** begin Information supplied **

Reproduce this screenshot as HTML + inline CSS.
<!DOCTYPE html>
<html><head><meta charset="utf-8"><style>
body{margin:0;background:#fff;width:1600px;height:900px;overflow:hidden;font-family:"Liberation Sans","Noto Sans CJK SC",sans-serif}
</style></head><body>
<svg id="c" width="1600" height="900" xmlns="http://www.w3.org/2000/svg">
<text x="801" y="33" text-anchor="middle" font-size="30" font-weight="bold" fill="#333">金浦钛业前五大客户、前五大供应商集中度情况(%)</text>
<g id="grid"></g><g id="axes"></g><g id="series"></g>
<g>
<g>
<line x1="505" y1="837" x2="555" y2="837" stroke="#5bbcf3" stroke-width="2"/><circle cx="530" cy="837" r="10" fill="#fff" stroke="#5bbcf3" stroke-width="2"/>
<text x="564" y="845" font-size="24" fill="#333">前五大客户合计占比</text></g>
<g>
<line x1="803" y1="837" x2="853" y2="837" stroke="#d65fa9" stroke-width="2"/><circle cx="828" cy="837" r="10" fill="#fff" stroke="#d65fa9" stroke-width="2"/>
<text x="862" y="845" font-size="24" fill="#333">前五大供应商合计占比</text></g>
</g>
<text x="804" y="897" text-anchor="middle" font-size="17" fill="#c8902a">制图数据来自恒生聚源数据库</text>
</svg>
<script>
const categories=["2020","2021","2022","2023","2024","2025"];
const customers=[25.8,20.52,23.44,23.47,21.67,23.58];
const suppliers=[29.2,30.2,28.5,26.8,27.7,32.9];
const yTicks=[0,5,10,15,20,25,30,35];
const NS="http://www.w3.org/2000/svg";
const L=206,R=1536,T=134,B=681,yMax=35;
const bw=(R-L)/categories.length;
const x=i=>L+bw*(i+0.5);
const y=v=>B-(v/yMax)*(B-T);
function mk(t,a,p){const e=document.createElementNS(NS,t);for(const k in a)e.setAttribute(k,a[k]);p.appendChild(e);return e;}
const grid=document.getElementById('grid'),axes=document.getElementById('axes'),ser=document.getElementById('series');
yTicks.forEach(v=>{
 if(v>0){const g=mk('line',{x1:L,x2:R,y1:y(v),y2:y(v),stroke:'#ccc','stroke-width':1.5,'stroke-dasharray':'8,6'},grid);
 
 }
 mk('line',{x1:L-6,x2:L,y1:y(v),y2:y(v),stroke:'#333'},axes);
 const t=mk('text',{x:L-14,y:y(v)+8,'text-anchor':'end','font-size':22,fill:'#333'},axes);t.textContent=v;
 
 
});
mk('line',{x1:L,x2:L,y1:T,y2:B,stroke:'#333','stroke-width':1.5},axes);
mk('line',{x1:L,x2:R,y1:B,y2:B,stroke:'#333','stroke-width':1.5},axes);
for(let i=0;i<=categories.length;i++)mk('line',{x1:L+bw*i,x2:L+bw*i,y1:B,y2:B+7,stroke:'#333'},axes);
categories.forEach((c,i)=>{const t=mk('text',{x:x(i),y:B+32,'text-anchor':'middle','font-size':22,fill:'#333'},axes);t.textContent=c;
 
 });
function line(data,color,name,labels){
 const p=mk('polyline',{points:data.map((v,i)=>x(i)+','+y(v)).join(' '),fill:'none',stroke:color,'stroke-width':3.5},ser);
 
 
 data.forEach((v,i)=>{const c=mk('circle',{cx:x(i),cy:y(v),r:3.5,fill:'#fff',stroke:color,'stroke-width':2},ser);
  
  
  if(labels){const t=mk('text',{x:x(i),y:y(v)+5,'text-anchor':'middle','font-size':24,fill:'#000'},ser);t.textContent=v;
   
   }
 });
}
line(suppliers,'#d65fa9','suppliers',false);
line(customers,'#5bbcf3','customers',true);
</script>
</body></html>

** end Information supplied **

* [Your goal] Output the complete data exactly as written.

* [Solved problem]
Reproduce this screenshot as HTML + inline CSS.
<!DOCTYPE html>
<html><head><meta charset="utf-8"><style>
body{margin:0;background:#fff;width:1600px;height:900px;overflow:hidden;font-family:"Liberation Sans","Noto Sans CJK SC",sans-serif}
</style></head><body>
<svg id="c" width="1600" height="900" xmlns="http://www.w3.org/2000/svg">
<text x="801" y="33" text-anchor="middle" font-size="30" font-weight="bold" fill="#333">金浦钛业前五大客户、前五大供应商集中度情况(%)</text>
<g id="grid"></g><g id="axes"></g><g id="series"></g>
<g>
<g>
<line x1="505" y1="837" x2="555" y2="837" stroke="#5bbcf3" stroke-width="2"/><circle cx="530" cy="837" r="10" fill="#fff" stroke="#5bbcf3" stroke-width="2"/>
<text x="564" y="845" font-size="24" fill="#333">前五大客户合计占比</text></g>
<g>
<line x1="803" y1="837" x2="853" y2="837" stroke="#d65fa9" stroke-width="2"/><circle cx="828" cy="837" r="10" fill="#fff" stroke="#d65fa9" stroke-width="2"/>
<text x="862" y="845" font-size="24" fill="#333">前五大供应商合计占比</text></g>
</g>
<text x="804" y="897" text-anchor="middle" font-size="17" fill="#c8902a">制图数据来自恒生聚源数据库</text>
</svg>
<script>
const categories=["2020","2021","2022","2023","2024","2025"];
const customers=[25.8,20.52,23.44,23.47,21.67,23.58];
const suppliers=[29.2,30.2,28.5,26.8,27.7,32.9];
const yTicks=[0,5,10,15,20,25,30,35];
const NS="http://www.w3.org/2000/svg";
const L=206,R=1536,T=134,B=681,yMax=35;
const bw=(R-L)/categories.length;
const x=i=>L+bw*(i+0.5);
const y=v=>B-(v/yMax)*(B-T);
function mk(t,a,p){const e=document.createElementNS(NS,t);for(const k in a)e.setAttribute(k,a[k]);p.appendChild(e);return e;}
const grid=document.getElementById('grid'),axes=document.getElementById('axes'),ser=document.getElementById('series');
yTicks.forEach(v=>{
 if(v>0){const g=mk('line',{x1:L,x2:R,y1:y(v),y2:y(v),stroke:'#ccc','stroke-width':1.5,'stroke-dasharray':'8,6'},grid);
 
 }
 mk('line',{x1:L-6,x2:L,y1:y(v),y2:y(v),stroke:'#333'},axes);
 const t=mk('text',{x:L-14,y:y(v)+8,'text-anchor':'end','font-size':22,fill:'#333'},axes);t.textContent=v;
 
 
});
mk('line',{x1:L,x2:L,y1:T,y2:B,stroke:'#333','stroke-width':1.5},axes);
mk('line',{x1:L,x2:R,y1:B,y2:B,stroke:'#333','stroke-width':1.5},axes);
for(let i=0;i<=categories.length;i++)mk('line',{x1:L+bw*i,x2:L+bw*i,y1:B,y2:B+7,stroke:'#333'},axes);
categories.forEach((c,i)=>{const t=mk('text',{x:x(i),y:B+32,'text-anchor':'middle','font-size':22,fill:'#333'},axes);t.textContent=c;
 
 });
function line(data,color,name,labels){
 const p=mk('polyline',{points:data.map((v,i)=>x(i)+','+y(v)).join(' '),fill:'none',stroke:color,'stroke-width':3.5},ser);
 
 
 data.forEach((v,i)=>{const c=mk('circle',{cx:x(i),cy:y(v),r:3.5,fill:'#fff',stroke:color,'stroke-width':2},ser);
  
  
  if(labels){const t=mk('text',{x:x(i),y:y(v)+5,'text-anchor':'middle','font-size':24,fill:'#000'},ser);t.textContent=v;
   
   }
 });
}
line(suppliers,'#d65fa9','suppliers',false);
line(customers,'#5bbcf3','customers',true);
</script>
</body></html>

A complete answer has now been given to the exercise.